By Janice Bleazard
In January next year, the doors of the Equal Education Law Centre will open in Cape Town’s city centre. The Equal Education Law Centre – or ‘the EELC’ for short – will have a team of lawyers who will work hand-in-hand with Equal Education to protect and advance the right to education in South Africa. These lawyers will help Equal Education to stop unlawful activities at schools – for example, discrimination against learners, corporal punishment, expulsion without prior disciplinary proceedings; closure of schools without proper procedure; failure by government to provide textbooks and other basic resources, and so on. They will also support EE’s campaign work, such as the Minimum Norms & Standards for School Infrastructure Campaign, and may launch big cases of their own to promote quality and equal education through the law.

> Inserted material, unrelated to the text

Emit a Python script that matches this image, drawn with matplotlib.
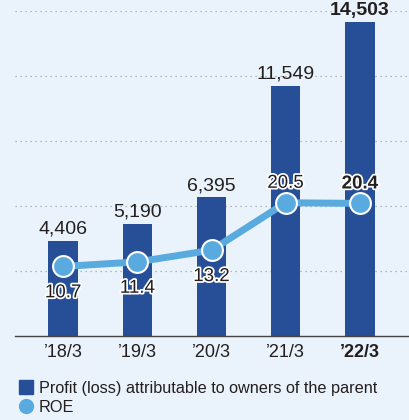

There have been very few court cases dealing with the right to education in South Africa. But this should change with the establishment of the Equal Education Law Centre. The lawyers at the EELC will work to protect the right to education, which is enshrined under section 29 of the Constitution. Section 29 states simply that“Everyone has the right to a basic education, including adult basic education.” The Constitutional Court – the highest court in South Africa – has emphasised the importance of this right in a few of its judgments. For example, in a case called Head of Department, Mpumalanga v Hoërskool Ermelo, heard in2009, the Deputy Chief Justice, Dikgang Moseneke stated that:
“It is trite that education is the engine of any society. And therefore, an unequal access to education entrenches historical inequity as it perpetuates socio-economic disadvantage (paragraph 2) . . . . The new education system must lay a foundation for the development of all people’s talents and capabilities and advance the democratic transformation of society and combat racism, sexism, unfair discrimination and the eradication of poverty (paragraph 55).”
Simply put, Justice Moseneke is saying that education is the most powerful way society can lift people out of poverty, and to make sure that everyone can participate fully in their communities and the country. Education allows people to gain knowledge, to grow their skills and build on their talents. In this way, education empowers people to work, to find solutions to their problems, and to make a difference in the world around them. Education also plays an important role in empowering women, protecting children from exploitative jobs and sexual exploitation, promoting human rights and democracy, and protecting the environment. For these reasons, if education remains unequal, all these other benefits will remain unequal – and the inequalities we have inherited from apartheid will not be resolved.
It gives us hope to hear judges in the highest court recognizing the importance of education. It suggests that the work of EE and the new EELC will find support in the courts.